On Monday nights when our girls were growing up, Cathy and I would take them to get frozen yogurt after dinner. The weekly yogurt run was part of our family identity — part of what made us who we were. Even the neighbors knew our routine and sometimes shouted to-go orders as we pulled out of our driveway. Our three daughters are now grown, but when our family gets together, we still make frozen yogurt trips. It’s one of those simple traditions that have kept our family bonds strong.
Not surprisingly, a strong family identity also helps children develop a strong and healthy self-identity. Knowing what makes their family unique — traditions, values, and ways of relating to one another — gives children a clear starting point for discovering their own place in the world. Studies have shown that kids who identify with their family’s values tend to be less promiscuous and face less risk of drug and alcohol abuse.

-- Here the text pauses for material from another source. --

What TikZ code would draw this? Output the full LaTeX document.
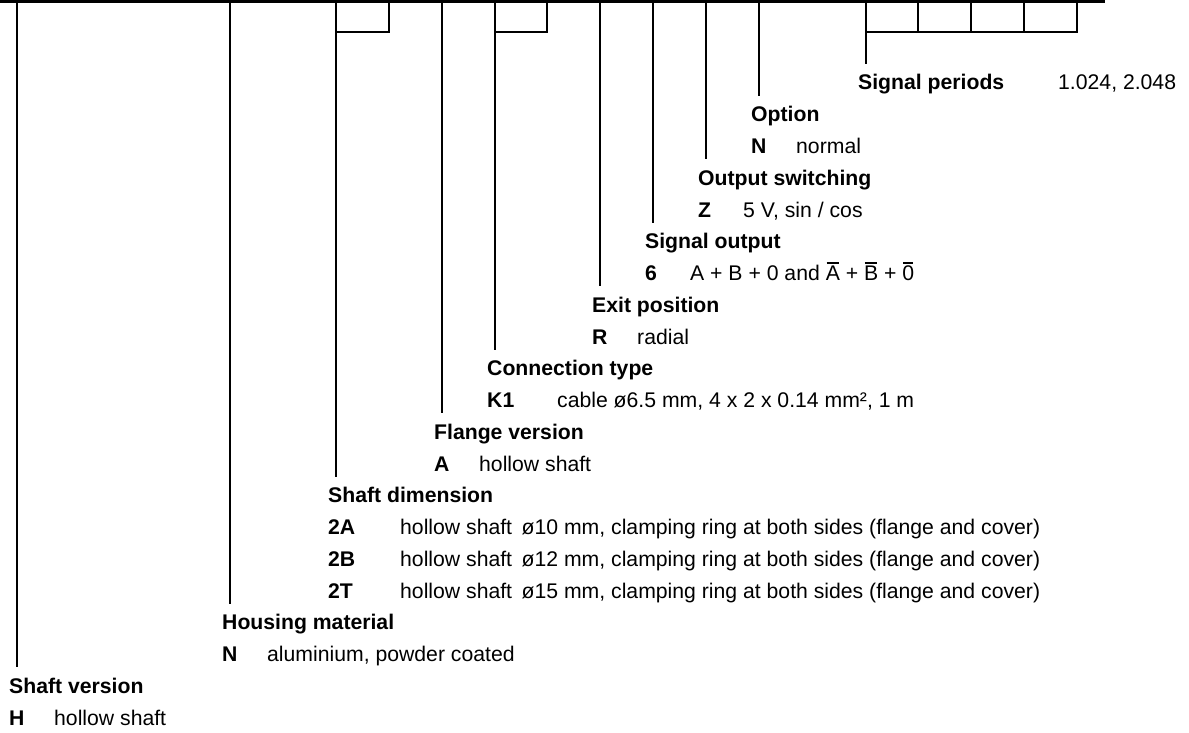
\documentclass[tikz,border=0pt]{standalone}
\usepackage{fontspec}
\setmainfont{Liberation Sans}
\newcommand\myovl[1]{\leavevmode\setbox0\hbox{#1}\rlap{\kern0.06\wd0\raise17pt\hbox{\rule{0.88\wd0}{1.5pt}}}\box0\relax}
\begin{document}
\begin{tikzpicture}[x=1pt,y=-1pt,
  leader/.style={line width=2pt},
  bar/.style={line width=3.4pt},
  head/.style={anchor=base west, inner sep=0pt, font=\bfseries},
  desc/.style={anchor=base west, inner sep=0pt},
  every node/.append style={font=\fontsize{21.2}{25}\selectfont}]
\useasboundingbox (0,0) rectangle (1189,733);
\tikzset{head/.append style={font=\fontsize{21.2}{25}\selectfont\bfseries}}

% top bar
\coordinate (barL) at (0,1.7);
\coordinate (barR) at (1105,1.7);
\draw[bar] (barL) -- (barR);

% boxes
\coordinate (b1a) at (389,0); \coordinate (b1b) at (389,32); \coordinate (b1c) at (336,32);
\draw[leader] (b1a) -- (b1b) -- (b1c);
\coordinate (b2a) at (547,0); \coordinate (b2b) at (547,32); \coordinate (b2c) at (495,32);
\draw[leader] (b2a) -- (b2b) -- (b2c);
\coordinate (b3a) at (1077,0); \coordinate (b3b) at (1077,32); \coordinate (b3c) at (866,32);
\draw[leader] (b3a) -- (b3b) -- (b3c);
\foreach \x [count=\i] in {918,971,1024}{
  \coordinate (d\i t) at (\x,0); \coordinate (d\i b) at (\x,32);
  \draw[leader] (d\i t) -- (d\i b);
}

% rows: baseline = 90 + 31.75 k
% Signal periods (row 0)
\node[head] (sp) at (858,90) {Signal periods};
\node[desc] (spv) at (1058,90) {1.024, 2.048};
% Option (row 1,2)
\node[head] (op) at (751,121.75) {Option};
\node[head] (opc) at (751,153.5) {N};
\node[desc] (opv) at (796,153.5) {normal};
% Output switching (row 3,4)
\node[head] (os) at (698,185.25) {Output switching};
\node[head] (osc) at (698,217) {Z};
\node[desc] (osv) at (743,217) {5 V, sin / cos};
% Signal output (row 5,6)
\node[head] (so) at (645,248.75) {Signal output};
\node[head] (soc) at (645,280.5) {6};
\node[desc] (sov) at (690,280.5) {A + B + 0 and \myovl{A} + \myovl{B} + \myovl{0}};
% Exit position (row 7,8)
\node[head] (ep) at (592,312.25) {Exit position};
\node[head] (epc) at (592,344) {R};
\node[desc] (epv) at (637,344) {radial};
% Connection type (row 9,10)
\node[head] (ct) at (487,375.75) {Connection type};
\node[head] (ctc) at (487,407.5) {K1};
\node[desc] (ctv) at (557,407.5) {cable ø6.5 mm, 4 x 2 x 0.14 mm², 1 m};
% Flange version (row 11,12)
\node[head] (fv) at (434,439.25) {Flange version};
\node[head] (fvc) at (434,471) {A};
\node[desc] (fvv) at (479,471) {hollow shaft};
% Shaft dimension (row 13..16)
\node[head] (sd) at (328,502.75) {Shaft dimension};
\node[head] (sdc1) at (328,534.5) {2A};
\node[desc] (sdv1) at (400,534.5) {hollow shaft\kern0.45em ø10 mm, clamping ring at both sides (flange and cover)};
\node[head] (sdc2) at (328,566.25) {2B};
\node[desc] (sdv2) at (400,566.25) {hollow shaft\kern0.45em ø12 mm, clamping ring at both sides (flange and cover)};
\node[head] (sdc3) at (328,598) {2T};
\node[desc] (sdv3) at (400,598) {hollow shaft\kern0.45em ø15 mm, clamping ring at both sides (flange and cover)};
% Housing material (row 17,18)
\node[head] (hm) at (222,629.75) {Housing material};
\node[head] (hmc) at (222,661.5) {N};
\node[desc] (hmv) at (267,661.5) {aluminium, powder coated};
% Shaft version (row 19,20)
\node[head] (sv) at (9,693.25) {Shaft version};
\node[head] (svc) at (9,725) {H};
\node[desc] (svv) at (54,725) {hollow shaft};

% leader lines: top coordinate and end coordinate above heading
\foreach \x/\n/\e in {17/sv/667, 230/hm/604, 336/sd/477, 442/fv/413, 495/ct/350,
                      600/ep/286, 653/so/223, 706/os/159, 759/op/96, 866/sp/64}{
  \coordinate (\n top) at (\x,0);
  \coordinate (\n end) at (\x,\e);
  \draw[leader] (\n top) -- (\n end);
}
\end{tikzpicture}
\end{document}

I’m a big fan of parents who make the effort to build a strong family identity. But, how is it done? Here are three principles that (I believe) are critical to the process:
- Be present.
Children regard your presence in their lives as a sign of care and connectedness. Families who eat meals together, play together, and build traditions together thrive. Your presence matters! Does your family eat together at least four times a week? If so, there is a greater chance your kids will perform better in school and be less likely to exhibit negative behavior.
- Celebrate everything!
Don’t miss a single chance to celebrate your family. You can celebrate birthdays, graduations, and other rites of passage, but don’t miss out on celebrating life’s smaller occasions, such as Little League victories, learned skills, and school achievements.
- Talk about faith.
For some families, spiritual discussions are easier said than done. But, having faith conversations with your kids helps to build your family identity. They also help your kids build strong convictions, as they get older. When you regularly expose your kids to God’s truth, it can, as a friend of mine says, “help them develop a sweet tooth for Jesus.” And, that’s something far better than buying your kids frozen yogurt.